**TO BE DONE**
Output each line exactly as it appears, skipping any embedded picture.

**DATA LINES**
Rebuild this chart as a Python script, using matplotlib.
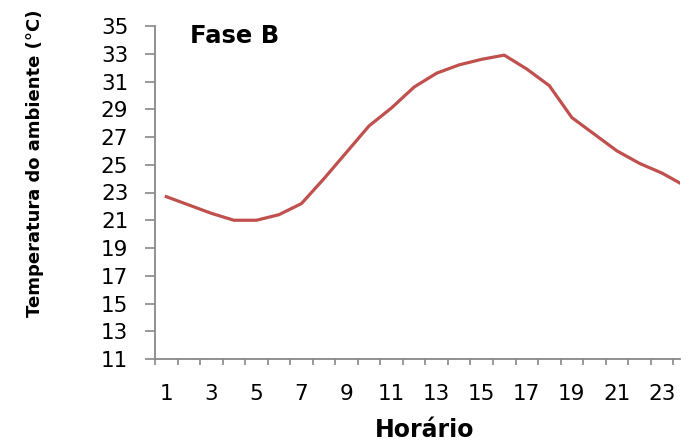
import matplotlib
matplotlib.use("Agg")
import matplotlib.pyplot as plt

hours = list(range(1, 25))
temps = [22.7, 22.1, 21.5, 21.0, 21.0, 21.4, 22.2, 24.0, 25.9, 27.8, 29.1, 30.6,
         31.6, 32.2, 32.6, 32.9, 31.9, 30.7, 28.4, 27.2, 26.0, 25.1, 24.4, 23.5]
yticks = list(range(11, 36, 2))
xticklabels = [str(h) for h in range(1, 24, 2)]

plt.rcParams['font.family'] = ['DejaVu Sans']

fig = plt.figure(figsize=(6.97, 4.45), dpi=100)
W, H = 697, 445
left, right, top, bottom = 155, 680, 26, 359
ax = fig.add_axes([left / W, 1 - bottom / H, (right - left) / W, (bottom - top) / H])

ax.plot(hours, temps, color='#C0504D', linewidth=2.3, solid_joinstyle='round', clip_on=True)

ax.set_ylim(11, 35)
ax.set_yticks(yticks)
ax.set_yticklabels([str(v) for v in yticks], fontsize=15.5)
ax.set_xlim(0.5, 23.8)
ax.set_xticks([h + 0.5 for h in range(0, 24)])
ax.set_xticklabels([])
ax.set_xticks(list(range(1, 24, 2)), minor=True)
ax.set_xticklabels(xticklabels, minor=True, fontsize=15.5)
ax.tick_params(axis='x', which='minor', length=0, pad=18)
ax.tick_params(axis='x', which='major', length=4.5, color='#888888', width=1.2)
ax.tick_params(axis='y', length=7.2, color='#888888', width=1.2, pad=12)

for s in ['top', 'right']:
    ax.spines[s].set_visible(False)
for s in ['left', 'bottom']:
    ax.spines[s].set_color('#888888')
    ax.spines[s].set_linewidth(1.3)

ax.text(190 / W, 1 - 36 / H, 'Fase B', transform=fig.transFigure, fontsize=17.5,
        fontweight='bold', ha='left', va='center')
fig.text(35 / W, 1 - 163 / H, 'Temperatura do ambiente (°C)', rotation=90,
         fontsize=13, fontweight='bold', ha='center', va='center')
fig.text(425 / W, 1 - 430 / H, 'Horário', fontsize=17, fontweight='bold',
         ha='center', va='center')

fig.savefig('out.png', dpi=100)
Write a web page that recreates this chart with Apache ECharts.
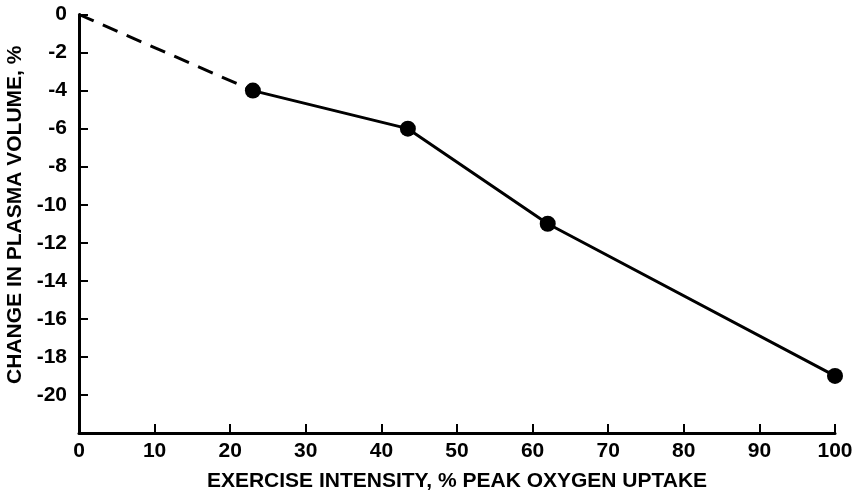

**WORKED SOLUTION**
Rebuild this chart as a Python script, using matplotlib.
import matplotlib
matplotlib.use("Agg")
import matplotlib.pyplot as plt

hours = list(range(1, 25))
temps = [22.7, 22.1, 21.5, 21.0, 21.0, 21.4, 22.2, 24.0, 25.9, 27.8, 29.1, 30.6,
         31.6, 32.2, 32.6, 32.9, 31.9, 30.7, 28.4, 27.2, 26.0, 25.1, 24.4, 23.5]
yticks = list(range(11, 36, 2))
xticklabels = [str(h) for h in range(1, 24, 2)]

plt.rcParams['font.family'] = ['DejaVu Sans']

fig = plt.figure(figsize=(6.97, 4.45), dpi=100)
W, H = 697, 445
left, right, top, bottom = 155, 680, 26, 359
ax = fig.add_axes([left / W, 1 - bottom / H, (right - left) / W, (bottom - top) / H])

ax.plot(hours, temps, color='#C0504D', linewidth=2.3, solid_joinstyle='round', clip_on=True)

ax.set_ylim(11, 35)
ax.set_yticks(yticks)
ax.set_yticklabels([str(v) for v in yticks], fontsize=15.5)
ax.set_xlim(0.5, 23.8)
ax.set_xticks([h + 0.5 for h in range(0, 24)])
ax.set_xticklabels([])
ax.set_xticks(list(range(1, 24, 2)), minor=True)
ax.set_xticklabels(xticklabels, minor=True, fontsize=15.5)
ax.tick_params(axis='x', which='minor', length=0, pad=18)
ax.tick_params(axis='x', which='major', length=4.5, color='#888888', width=1.2)
ax.tick_params(axis='y', length=7.2, color='#888888', width=1.2, pad=12)

for s in ['top', 'right']:
    ax.spines[s].set_visible(False)
for s in ['left', 'bottom']:
    ax.spines[s].set_color('#888888')
    ax.spines[s].set_linewidth(1.3)

ax.text(190 / W, 1 - 36 / H, 'Fase B', transform=fig.transFigure, fontsize=17.5,
        fontweight='bold', ha='left', va='center')
fig.text(35 / W, 1 - 163 / H, 'Temperatura do ambiente (°C)', rotation=90,
         fontsize=13, fontweight='bold', ha='center', va='center')
fig.text(425 / W, 1 - 430 / H, 'Horário', fontsize=17, fontweight='bold',
         ha='center', va='center')

fig.savefig('out.png', dpi=100)
Write a web page that recreates this chart with Apache ECharts.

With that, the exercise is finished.